What is expected: Transcribe all of the material exactly, except for its pictures.

Dataset excerpt:
———
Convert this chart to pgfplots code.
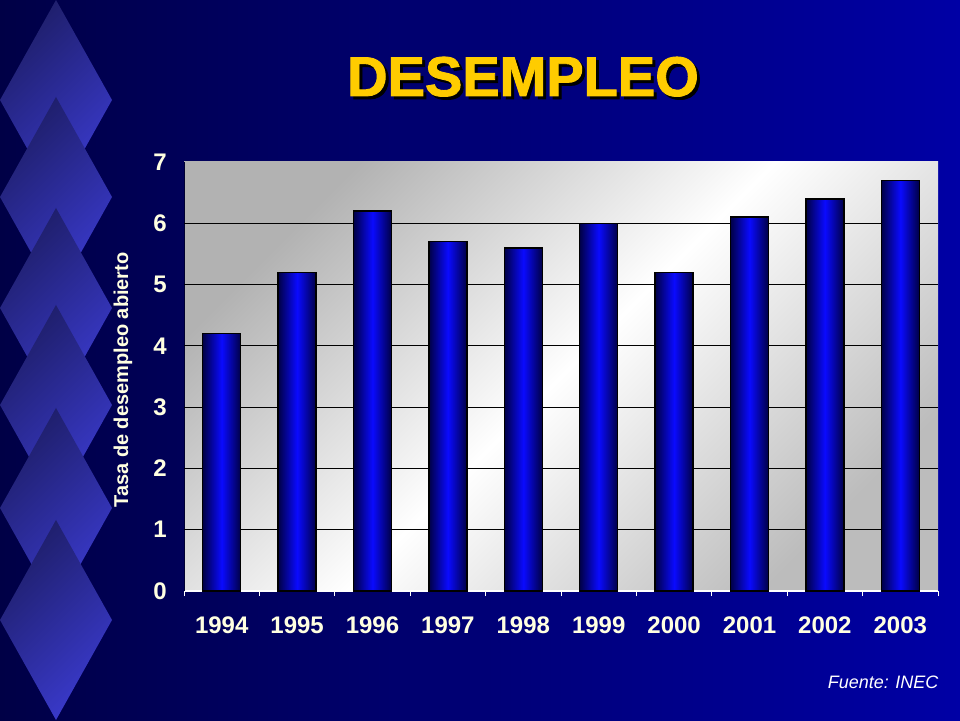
\documentclass[border=0pt]{standalone}
\usepackage{pgfplots}
\pgfplotsset{compat=1.18}
\usepackage{fontspec}
\setmainfont{Liberation Sans}
\newfontfamily\titlefont{Liberation Sans}[BoldFeatures={FakeBold=1.6}]
\definecolor{bgleft}{RGB}{0,0,70}
\definecolor{bgright}{RGB}{0,0,165}
\definecolor{dmdark}{RGB}{30,30,105}
\definecolor{dmbright}{RGB}{58,58,205}
\definecolor{cream}{RGB}{255,255,225}
\definecolor{titley}{RGB}{255,204,0}
\definecolor{plotgray}{RGB}{178,178,178}
\definecolor{plotgrayb}{RGB}{188,188,188}
\definecolor{bardark}{RGB}{0,0,70}
\definecolor{barbright}{RGB}{10,10,255}
\begin{document}
\begin{tikzpicture}[x=1pt,y=1pt]
\path[use as bounding box] (0,0) rectangle (960,720);
\shade[left color=bgleft, right color=bgright] (0,0) rectangle (960,720);
\foreach \c in {100,197,308,405,508,620} {
  \shade[top color=dmdark, bottom color=dmbright, shading angle=45]
    (56,{820-\c}) -- (112,{720-\c}) -- (56,{620-\c}) -- (0,{720-\c}) -- cycle;
}
\node[anchor=base, text=black, font=\fontsize{56}{60}\selectfont\titlefont\bfseries] at (526,621) {DESEMPLEO};
\node[anchor=base, text=titley, font=\fontsize{56}{60}\selectfont\titlefont\bfseries] at (523,624) {DESEMPLEO};
\node[rotate=90, text=cream, font=\fontsize{20}{24}\selectfont\bfseries] at (123,340) {Tasa de desempleo abierto};
\node[anchor=base east, text=white, font=\fontsize{18}{22}\selectfont\itshape] at (942,32) {Fuente: INEC};
\begin{axis}[
  at={(184pt,129pt)}, anchor=south west,
  scale only axis, width=754pt, height=429pt,
  xmin=-0.5, xmax=9.5, ymin=0, ymax=7,
  axis x line=bottom, axis y line=left,
  x axis line style={-, white, line width=1.2pt},
  y axis line style={-, draw={rgb,255:red,0;green,0;blue,50}, line width=1pt},
  xtick={0,...,9},
  xticklabels={1994,1995,1996,1997,1998,1999,2000,2001,2002,2003},
  minor xtick={-0.5,0.5,...,9.5},
  major x tick style={draw=none},
  minor x tick style={white, line width=1pt},
  minor tick length=5pt,
  tick align=outside,
  major tick length=0pt,
  ytick={0,...,7},
  major y tick style={draw=none},
  extra y ticks={1,...,6},
  extra y tick labels={},
  extra y tick style={grid=major, major tick length=0pt},
  grid style={black, line width=1pt},
  ticklabel style={font=\fontsize{24}{28}\selectfont\bfseries, text=cream},
  /pgf/number format/assume math mode=true,
  xticklabel style={anchor=north, inner sep=0pt, yshift=-26pt},
  yticklabel style={anchor=east, inner sep=0pt, xshift=-17pt},
  axis background/.style={top color=plotgray, bottom color=plotgrayb, shading angle=45, middle color=white},
  barstyle/.style={ybar, bar width=38pt, bar shift=0pt, draw=black, line width=1.5pt,
    left color=bardark, right color=bardark, middle color=barbright},
]
\addplot[barstyle] coordinates {(0,4.2)};
\addplot[barstyle] coordinates {(1,5.2)};
\addplot[barstyle] coordinates {(2,6.2)};
\addplot[barstyle] coordinates {(3,5.7)};
\addplot[barstyle] coordinates {(4,5.6)};
\addplot[barstyle] coordinates {(5,6.0)};
\addplot[barstyle] coordinates {(6,5.2)};
\addplot[barstyle] coordinates {(7,6.1)};
\addplot[barstyle] coordinates {(8,6.4)};
\addplot[barstyle] coordinates {(9,6.7)};
\end{axis}
\end{tikzpicture}
\end{document}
———
Finished exercise:
Convert this chart to pgfplots code.
\documentclass[border=0pt]{standalone}
\usepackage{pgfplots}
\pgfplotsset{compat=1.18}
\usepackage{fontspec}
\setmainfont{Liberation Sans}
\newfontfamily\titlefont{Liberation Sans}[BoldFeatures={FakeBold=1.6}]
\definecolor{bgleft}{RGB}{0,0,70}
\definecolor{bgright}{RGB}{0,0,165}
\definecolor{dmdark}{RGB}{30,30,105}
\definecolor{dmbright}{RGB}{58,58,205}
\definecolor{cream}{RGB}{255,255,225}
\definecolor{titley}{RGB}{255,204,0}
\definecolor{plotgray}{RGB}{178,178,178}
\definecolor{plotgrayb}{RGB}{188,188,188}
\definecolor{bardark}{RGB}{0,0,70}
\definecolor{barbright}{RGB}{10,10,255}
\begin{document}
\begin{tikzpicture}[x=1pt,y=1pt]
\path[use as bounding box] (0,0) rectangle (960,720);
\shade[left color=bgleft, right color=bgright] (0,0) rectangle (960,720);
\foreach \c in {100,197,308,405,508,620} {
  \shade[top color=dmdark, bottom color=dmbright, shading angle=45]
    (56,{820-\c}) -- (112,{720-\c}) -- (56,{620-\c}) -- (0,{720-\c}) -- cycle;
}
\node[anchor=base, text=black, font=\fontsize{56}{60}\selectfont\titlefont\bfseries] at (526,621) {DESEMPLEO};
\node[anchor=base, text=titley, font=\fontsize{56}{60}\selectfont\titlefont\bfseries] at (523,624) {DESEMPLEO};
\node[rotate=90, text=cream, font=\fontsize{20}{24}\selectfont\bfseries] at (123,340) {Tasa de desempleo abierto};
\node[anchor=base east, text=white, font=\fontsize{18}{22}\selectfont\itshape] at (942,32) {Fuente: INEC};
\begin{axis}[
  at={(184pt,129pt)}, anchor=south west,
  scale only axis, width=754pt, height=429pt,
  xmin=-0.5, xmax=9.5, ymin=0, ymax=7,
  axis x line=bottom, axis y line=left,
  x axis line style={-, white, line width=1.2pt},
  y axis line style={-, draw={rgb,255:red,0;green,0;blue,50}, line width=1pt},
  xtick={0,...,9},
  xticklabels={1994,1995,1996,1997,1998,1999,2000,2001,2002,2003},
  minor xtick={-0.5,0.5,...,9.5},
  major x tick style={draw=none},
  minor x tick style={white, line width=1pt},
  minor tick length=5pt,
  tick align=outside,
  major tick length=0pt,
  ytick={0,...,7},
  major y tick style={draw=none},
  extra y ticks={1,...,6},
  extra y tick labels={},
  extra y tick style={grid=major, major tick length=0pt},
  grid style={black, line width=1pt},
  ticklabel style={font=\fontsize{24}{28}\selectfont\bfseries, text=cream},
  /pgf/number format/assume math mode=true,
  xticklabel style={anchor=north, inner sep=0pt, yshift=-26pt},
  yticklabel style={anchor=east, inner sep=0pt, xshift=-17pt},
  axis background/.style={top color=plotgray, bottom color=plotgrayb, shading angle=45, middle color=white},
  barstyle/.style={ybar, bar width=38pt, bar shift=0pt, draw=black, line width=1.5pt,
    left color=bardark, right color=bardark, middle color=barbright},
]
\addplot[barstyle] coordinates {(0,4.2)};
\addplot[barstyle] coordinates {(1,5.2)};
\addplot[barstyle] coordinates {(2,6.2)};
\addplot[barstyle] coordinates {(3,5.7)};
\addplot[barstyle] coordinates {(4,5.6)};
\addplot[barstyle] coordinates {(5,6.0)};
\addplot[barstyle] coordinates {(6,5.2)};
\addplot[barstyle] coordinates {(7,6.1)};
\addplot[barstyle] coordinates {(8,6.4)};
\addplot[barstyle] coordinates {(9,6.7)};
\end{axis}
\end{tikzpicture}
\end{document}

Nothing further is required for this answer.